Labour MPs also suggested Morgan McSweeney, Starmer’s chief of staff in Downing Street, was more suited to campaigning and political strategy than his current job overseeing the day-to-day running of government.
For Starmer’s allies, the party outbursts are a source of increasing frustration, especially coming during a week when the government was working hard to finalize deals with India and the U.S. that would protect British jobs, and putting the final touches to an immigration plan to be published next week which aims to help tackle an issue that has bolstered Reform.
One Starmer backer said some backbenchers were being naive calling for a political reset already, accusing them of using the local election results as an excuse to push their own policy priorities. They said it was remarkable that MPs were publicly attacking Starmer and Reeves so soon, pointing out there are four more years until the next general election and that it would take time for the public to feel the results of falling interest rates and National Health Service waiting lists.
A second expressed disbelief that after leaving a meeting about how the economy appeared to be turning a corner this week, they looked online to see Labour MPs queuing up to lambaste the government.
A third supporter of the prime minister suggested many Labour MPs are learning the wrong lessons from Farage’s successes.
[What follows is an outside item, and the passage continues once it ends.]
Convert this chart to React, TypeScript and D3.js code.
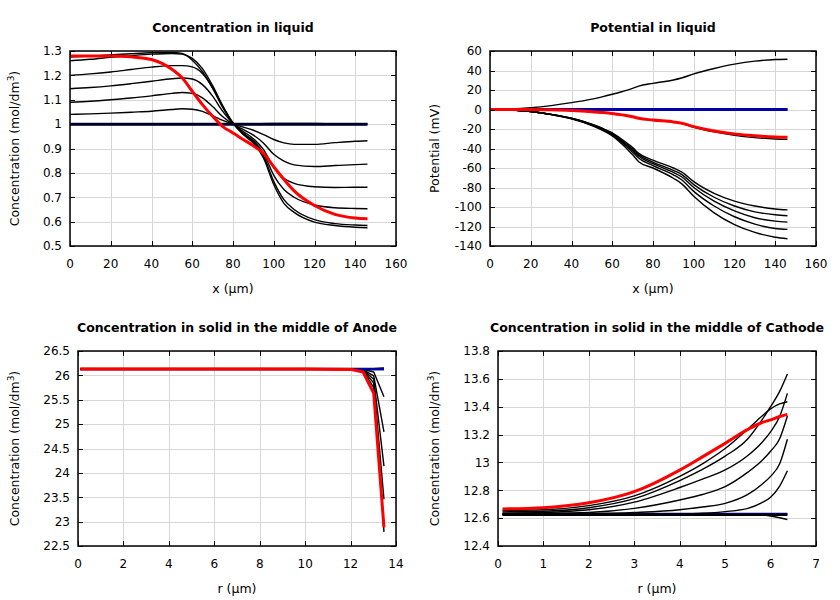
import React from 'react';
import * as d3 from 'd3';

// ---------- Panel 1: Concentration in liquid ----------
const xLiquid = [0, 10, 20, 30, 40, 50, 55, 60, 65, 70, 75, 80, 85, 90, 95, 100, 105, 110, 120, 130, 140, 146];
const liqC1 = [1.040, 1.042, 1.045, 1.049, 1.053, 1.060, 1.063, 1.061, 1.052, 1.034, 1.015, 1.000, 0.988, 0.975, 0.957, 0.937, 0.923, 0.917, 0.917, 0.924, 0.930, 0.932];
const liqC2 = [1.090, 1.094, 1.100, 1.107, 1.116, 1.126, 1.130, 1.126, 1.108, 1.072, 1.030, 1.000, 0.978, 0.955, 0.922, 0.876, 0.848, 0.833, 0.826, 0.830, 0.834, 0.836];
const liqC3 = [1.145, 1.150, 1.157, 1.166, 1.176, 1.186, 1.189, 1.185, 1.162, 1.115, 1.052, 1.002, 0.970, 0.940, 0.895, 0.822, 0.778, 0.757, 0.743, 0.740, 0.741, 0.741];
const liqC4 = [1.200, 1.206, 1.214, 1.224, 1.234, 1.240, 1.240, 1.235, 1.208, 1.150, 1.072, 1.005, 0.963, 0.932, 0.880, 0.790, 0.732, 0.700, 0.668, 0.657, 0.654, 0.653];
const liqC5 = [1.260, 1.266, 1.274, 1.281, 1.287, 1.290, 1.287, 1.270, 1.228, 1.158, 1.075, 1.005, 0.960, 0.927, 0.870, 0.765, 0.690, 0.650, 0.608, 0.592, 0.586, 0.584];
const liqC6 = [1.275, 1.279, 1.284, 1.289, 1.293, 1.294, 1.290, 1.262, 1.215, 1.147, 1.068, 1.003, 0.957, 0.922, 0.860, 0.752, 0.675, 0.638, 0.598, 0.584, 0.577, 0.575];
const liqFlat = [1, 1, 1, 1, 1, 1, 1, 1, 1, 1, 1, 1, 1, 1, 1, 1, 1, 1, 1, 1, 1, 1];
const xLiqBump = [0, 60, 80, 90, 100, 110, 120, 128];
const liqBump = [1.0, 1.0, 1.0, 1.002, 1.003, 1.003, 1.003, 1.002];
const liqRed = [1.279, 1.280, 1.280, 1.276, 1.265, 1.225, 1.190, 1.135, 1.080, 1.032, 0.990, 0.964, 0.937, 0.911, 0.880, 0.825, 0.773, 0.726, 0.666, 0.630, 0.615, 0.612];

// ---------- Panel 2: Potential in liquid ----------
const xPot = [0, 10, 20, 30, 40, 50, 55, 60, 65, 70, 73, 80, 90, 94, 100, 110, 120, 130, 140, 146];
const potUp = [0, 0.5, 1.8, 4, 7, 10.7, 13, 15.6, 18.5, 21.7, 24, 26.8, 30.3, 32.3, 36.5, 42, 46.5, 49.6, 51.3, 51.6];
const potMid = [0, 0, 0, -0.3, -1, -2.2, -3, -4, -5.5, -7.4, -9, -11, -13, -14.3, -18.2, -23, -26.5, -28.8, -30.2, -30.6];
const potL1 = [0, -0.5, -2, -5, -9, -15, -19, -24, -31, -39, -45, -52, -60, -64, -74, -86, -94, -99, -102, -103];
const potL2 = [0, -0.5, -2, -5, -9, -15.3, -19.5, -24.6, -32, -40.5, -46.5, -54, -62.5, -66.5, -77, -90, -99, -105, -108, -109];
const potL3 = [0, -0.5, -2, -5, -9.2, -15.6, -20, -25.2, -33, -42, -48, -55.5, -64.5, -69, -80, -94, -104, -111, -114.5, -115.5];
const potL4 = [0, -0.5, -2, -5.1, -9.4, -16, -20.5, -26, -34.2, -43.8, -50, -57.5, -67, -72, -84, -99, -110, -117.5, -122, -123];
const potL5 = [0, -0.5, -2.1, -5.2, -9.6, -16.5, -21.2, -27, -35.8, -46.5, -53.5, -60, -70.5, -76, -89, -106, -118, -126, -131, -132.5];
const potFlat = [0, 0, 0, 0, 0, 0, 0, 0, 0, 0, 0, 0, 0, 0, 0, 0, 0, 0, 0, 0];
const potRed = [0, 0.1, 0.1, -0.3, -1, -2.2, -3, -4, -5.5, -7.4, -9, -10.8, -12.8, -14, -17.6, -22, -25, -27, -28.2, -28.5];

// ---------- Panel 3: Solid, anode ----------
const rAnode = [0.1, 2, 4, 6, 8, 10, 12.05, 12.55, 13.02, 13.47];
const anB1 = [26.13, 26.13, 26.13, 26.13, 26.13, 26.13, 26.13, 26.125, 26.07, 25.56];
const anB2 = [26.13, 26.13, 26.13, 26.13, 26.13, 26.13, 26.13, 26.12, 25.99, 24.84];
const anB3 = [26.13, 26.13, 26.13, 26.13, 26.13, 26.13, 26.13, 26.115, 25.92, 24.14];
const anB4 = [26.13, 26.13, 26.13, 26.13, 26.13, 26.13, 26.13, 26.11, 25.84, 23.46];
const anB5 = [26.13, 26.13, 26.13, 26.13, 26.13, 26.13, 26.13, 26.10, 25.75, 22.79];
const anUp = [26.13, 26.13, 26.13, 26.13, 26.13, 26.13, 26.13, 26.13, 26.135, 26.15];
const anFlat = [26.13, 26.13, 26.13, 26.13, 26.13, 26.13, 26.13, 26.13, 26.13, 26.13];
const anRed = [26.13, 26.13, 26.13, 26.13, 26.13, 26.13, 26.12, 26.07, 25.63, 22.88];

// ---------- Panel 4: Solid, cathode ----------
const rCath = [0.1, 1, 2, 3, 4, 4.5, 5, 5.5, 5.8, 6, 6.2, 6.37];
const caA = [12.655, 12.66, 12.69, 12.76, 12.90, 12.99, 13.10, 13.24, 13.33, 13.385, 13.42, 13.436];
const caB = [12.645, 12.65, 12.675, 12.74, 12.87, 12.95, 13.045, 13.17, 13.30, 13.40, 13.51, 13.635];
const caC = [12.635, 12.64, 12.66, 12.715, 12.82, 12.88, 12.946, 13.05, 13.14, 13.22, 13.33, 13.496];
const caD = [12.63, 12.632, 12.64, 12.67, 12.73, 12.77, 12.826, 12.93, 13.01, 13.08, 13.17, 13.333];
const caE = [12.625, 12.626, 12.63, 12.64, 12.66, 12.68, 12.706, 12.77, 12.84, 12.90, 12.99, 13.166];
const caF = [12.625, 12.625, 12.625, 12.627, 12.63, 12.635, 12.647, 12.67, 12.71, 12.75, 12.83, 12.94];
const caG = [12.625, 12.625, 12.625, 12.625, 12.625, 12.625, 12.625, 12.625, 12.622, 12.615, 12.603, 12.59];
const caFlat = [12.625, 12.625, 12.625, 12.625, 12.625, 12.625, 12.625, 12.625, 12.625, 12.625, 12.625, 12.625];
const caBlue = [12.63, 12.63, 12.63, 12.63, 12.63, 12.63, 12.63, 12.63, 12.63, 12.63, 12.63, 12.63];
const caRed = [12.666, 12.675, 12.71, 12.79, 12.945, 13.04, 13.137, 13.237, 13.285, 13.305, 13.33, 13.345];

// ---------- ticks ----------
const xTicksLiquid = [0, 20, 40, 60, 80, 100, 120, 140, 160];
const yTicksConc = [0.5, 0.6, 0.7, 0.8, 0.9, 1, 1.1, 1.2, 1.3];
const yTicksPot = [-140, -120, -100, -80, -60, -40, -20, 0, 20, 40, 60];
const xTicksAnode = [0, 2, 4, 6, 8, 10, 12, 14];
const yTicksAnode = [22.5, 23, 23.5, 24, 24.5, 25, 25.5, 26, 26.5];
const xTicksCath = [0, 1, 2, 3, 4, 5, 6, 7];
const yTicksCath = [12.4, 12.6, 12.8, 13, 13.2, 13.4, 13.6, 13.8];

const BLACK = '#000000';
const RED = '#ff0000';
const BLUE = '#0000a8';
const FONT = 'DejaVu Sans, sans-serif';

type Series = { x: number[]; y: number[]; color: string; width: number };
type Box = { l: number; r: number; t: number; b: number };

function fmt(v: number) {
  return String(+v.toFixed(3));
}

function Panel(props: {
  box: Box;
  xDomain: [number, number];
  yDomain: [number, number];
  xTicks: number[];
  yTicks: number[];
  title: string;
  xLabel: string;
  yLabel: string;
  ySup?: string;
  yLabelX: number;
  series: Series[];
  curve: d3.CurveFactory;
}) {
  const { box, xDomain, yDomain, xTicks, yTicks, title, xLabel, yLabel, ySup, yLabelX, series, curve } = props;
  const x = d3.scaleLinear().domain(xDomain).range([box.l, box.r]);
  const y = d3.scaleLinear().domain(yDomain).range([box.b, box.t]);
  const line = d3
    .line<[number, number]>()
    .x((d) => x(d[0]))
    .y((d) => y(d[1]))
    .curve(curve);
  const px = (v: number) => Math.round(x(v)) + 0.5;
  const py = (v: number) => Math.round(y(v)) + 0.5;
  const cx = (box.l + box.r) / 2;
  const cy = (box.t + box.b) / 2;
  const T = 5;
  const clipId = `clip-${Math.round(box.l)}-${Math.round(box.t)}`;
  return (
    <g>
      <defs>
        <clipPath id={clipId}>
          <rect x={box.l} y={box.t} width={box.r - box.l} height={box.b - box.t} />
        </clipPath>
      </defs>
      {xTicks.map((t) => (
        <line key={'gx' + t} x1={px(t)} x2={px(t)} y1={box.t} y2={box.b} stroke="#d6d6d6" strokeWidth={1} />
      ))}
      {yTicks.map((t) => (
        <line key={'gy' + t} x1={box.l} x2={box.r} y1={py(t)} y2={py(t)} stroke="#d6d6d6" strokeWidth={1} />
      ))}
      <g clipPath={`url(#${clipId})`}>
        {series.map((s, i) => (
          <path
            key={i}
            d={line(s.x.map((xv, j) => [xv, s.y[j]] as [number, number])) || ''}
            fill="none"
            stroke={s.color}
            strokeWidth={s.width}
            strokeLinejoin="round"
            strokeLinecap="butt"
          />
        ))}
      </g>
      {xTicks.map((t) => (
        <g key={'tx' + t}>
          <line x1={px(t)} x2={px(t)} y1={box.b} y2={box.b - T} stroke={BLACK} strokeWidth={1} />
          <line x1={px(t)} x2={px(t)} y1={box.t} y2={box.t + T} stroke={BLACK} strokeWidth={1} />
          <text x={x(t)} y={box.b + 22} textAnchor="middle" fontSize={12} fontFamily={FONT} fill="#000">
            {fmt(t)}
          </text>
        </g>
      ))}
      {yTicks.map((t) => (
        <g key={'ty' + t}>
          <line x1={box.l} x2={box.l + T} y1={py(t)} y2={py(t)} stroke={BLACK} strokeWidth={1} />
          <line x1={box.r} x2={box.r - T} y1={py(t)} y2={py(t)} stroke={BLACK} strokeWidth={1} />
          <text x={box.l - 8} y={y(t)} dy="0.36em" textAnchor="end" fontSize={12} fontFamily={FONT} fill="#000">
            {fmt(t)}
          </text>
        </g>
      ))}
      <rect x={box.l} y={box.t} width={box.r - box.l} height={box.b - box.t} fill="none" stroke={BLACK} strokeWidth={1.5} />
      <text x={cx} y={box.t - 19.5} textAnchor="middle" fontSize={12.5} fontWeight="bold" fontFamily={FONT} fill="#000">
        {title}
      </text>
      <text x={cx} y={box.b + 47} textAnchor="middle" fontSize={12.5} fontFamily={FONT} fill="#000">
        {xLabel}
      </text>
      <text
        x={0}
        y={0}
        transform={`translate(${yLabelX}, ${cy}) rotate(-90)`}
        textAnchor="middle"
        dy="0.36em"
        fontSize={12.5}
        fontFamily={FONT}
        fill="#000"
      >
        {yLabel}
        {ySup ? (
          <>
            <tspan dy={-5} fontSize={9}>
              {ySup}
            </tspan>
            <tspan dy={5}>)</tspan>
          </>
        ) : null}
      </text>
    </g>
  );
}

export default function App() {
  const blk = (xs: number[], ys: number[], w = 1.4): Series => ({ x: xs, y: ys, color: BLACK, width: w });

  const s1: Series[] = [
    { x: xLiquid, y: liqFlat, color: BLUE, width: 3 },
    blk(xLiquid, liqFlat, 2.2),
    blk(xLiqBump, liqBump, 1.4),
    blk(xLiquid, liqC1),
    blk(xLiquid, liqC2),
    blk(xLiquid, liqC3),
    blk(xLiquid, liqC4),
    blk(xLiquid, liqC5),
    blk(xLiquid, liqC6),
    { x: xLiquid, y: liqRed, color: RED, width: 3 },
  ];
  const s2: Series[] = [
    blk(xPot, potFlat, 2),
    blk(xPot, potUp),
    blk(xPot, potMid),
    blk(xPot, potL1),
    blk(xPot, potL2),
    blk(xPot, potL3),
    blk(xPot, potL4),
    blk(xPot, potL5),
    { x: xPot, y: potFlat, color: BLUE, width: 2.8 },
    { x: xPot, y: potRed, color: RED, width: 3 },
  ];
  const s3: Series[] = [
    blk(rAnode, anFlat, 2.5),
    blk(rAnode, anUp),
    blk(rAnode, anB1),
    blk(rAnode, anB2),
    blk(rAnode, anB3),
    blk(rAnode, anB4),
    blk(rAnode, anB5),
    { x: rAnode, y: anFlat, color: BLUE, width: 2.2 },
    { x: rAnode, y: anRed, color: RED, width: 3 },
  ];
  const s4: Series[] = [
    { x: rCath, y: caBlue, color: BLUE, width: 2.2 },
    blk(rCath, caFlat, 2.5),
    blk(rCath, caG),
    blk(rCath, caF),
    blk(rCath, caE),
    blk(rCath, caD),
    blk(rCath, caC),
    blk(rCath, caB),
    blk(rCath, caA),
    { x: rCath, y: caRed, color: RED, width: 3 },
  ];

  return (
    <svg
      width={840}
      height={600}
      viewBox="0 0 840 600"
      style={{ position: 'absolute', left: 0, top: 0, background: '#fff' }}
    >
      <rect x={0} y={0} width={840} height={600} fill="#fff" />
      <Panel
        box={{ l: 70, r: 396, t: 51, b: 246 }}
        xDomain={[0, 160]}
        yDomain={[0.5, 1.3]}
        xTicks={xTicksLiquid}
        yTicks={yTicksConc}
        title="Concentration in liquid"
        xLabel="x (µm)"
        yLabel="Concentration (mol/dm"
        ySup="3"
        yLabelX={14}
        series={s1}
        curve={d3.curveMonotoneX}
      />
      <Panel
        box={{ l: 490, r: 816, t: 51, b: 246 }}
        xDomain={[0, 160]}
        yDomain={[-140, 60]}
        xTicks={xTicksLiquid}
        yTicks={yTicksPot}
        title="Potential in liquid"
        xLabel="x (µm)"
        yLabel="Potential (mV)"
        yLabelX={434}
        series={s2}
        curve={d3.curveMonotoneX}
      />
      <Panel
        box={{ l: 78, r: 396, t: 351, b: 546 }}
        xDomain={[0, 14]}
        yDomain={[22.5, 26.5]}
        xTicks={xTicksAnode}
        yTicks={yTicksAnode}
        title="Concentration in solid in the middle of Anode"
        xLabel="r (µm)"
        yLabel="Concentration (mol/dm"
        ySup="3"
        yLabelX={14}
        series={s3}
        curve={d3.curveLinear}
      />
      <Panel
        box={{ l: 498, r: 816, t: 351, b: 546 }}
        xDomain={[0, 7]}
        yDomain={[12.4, 13.8]}
        xTicks={xTicksCath}
        yTicks={yTicksCath}
        title="Concentration in solid in the middle of Cathode"
        xLabel="r (µm)"
        yLabel="Concentration (mol/dm"
        ySup="3"
        yLabelX={434}
        series={s4}
        curve={d3.curveMonotoneX}
      />
    </svg>
  );
}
Many in the party still hold a liberal-left mindset typical of a decade ago that saw Labour’s job as defending people on benefits and opposing the political right on immigration, the person said, arguing that the British public had since shifted significantly toward more skeptical positions on both.
The politics of the coming years will not so much be divided along traditional right and left lines, but will be more about how the government can restore a sense of fair play among voters on issues including the economy, crime, justice and immigration, they added, suggesting that much of the dissent in Labour was coming from MPs who didn’t like or understand that new reality.
It is not right-wing or anti-Labour to think the country cannot afford an exponentially rising benefits bill, that law and order have broken down, legal migration is too high and illegal migration is out of control, they said.
Downing Street has commissioned detailed polling that breaks down the most important issues across the political spectrum, to work out which areas they should prioritize to retain their majority. The top three are the cost of living, the NHS and immigration. The latter issue has been particularly prominent this year amid record irregular migrant crossings in small boats from France and the soaring cost of housing asylum seekers.
While immigration is the “biggest driver” of Reform’s success, “what happened last week and feelings of ‘broken Britain’ go beyond immigration alone,” said Luke Tryl of the pollster More in Common, who held focus groups ahead of the local elections. He cited a “wider disillusionment including anger that towns and high streets are still being overlooked and left to decline.”
“Tackling people’s justified anger at the state of the public realm and investing in improving it” will be key to the government’s chances of success, he said. “Dealing with crimes like shoplifting or vandalism will be just as important in addressing public anger and disillusionment.”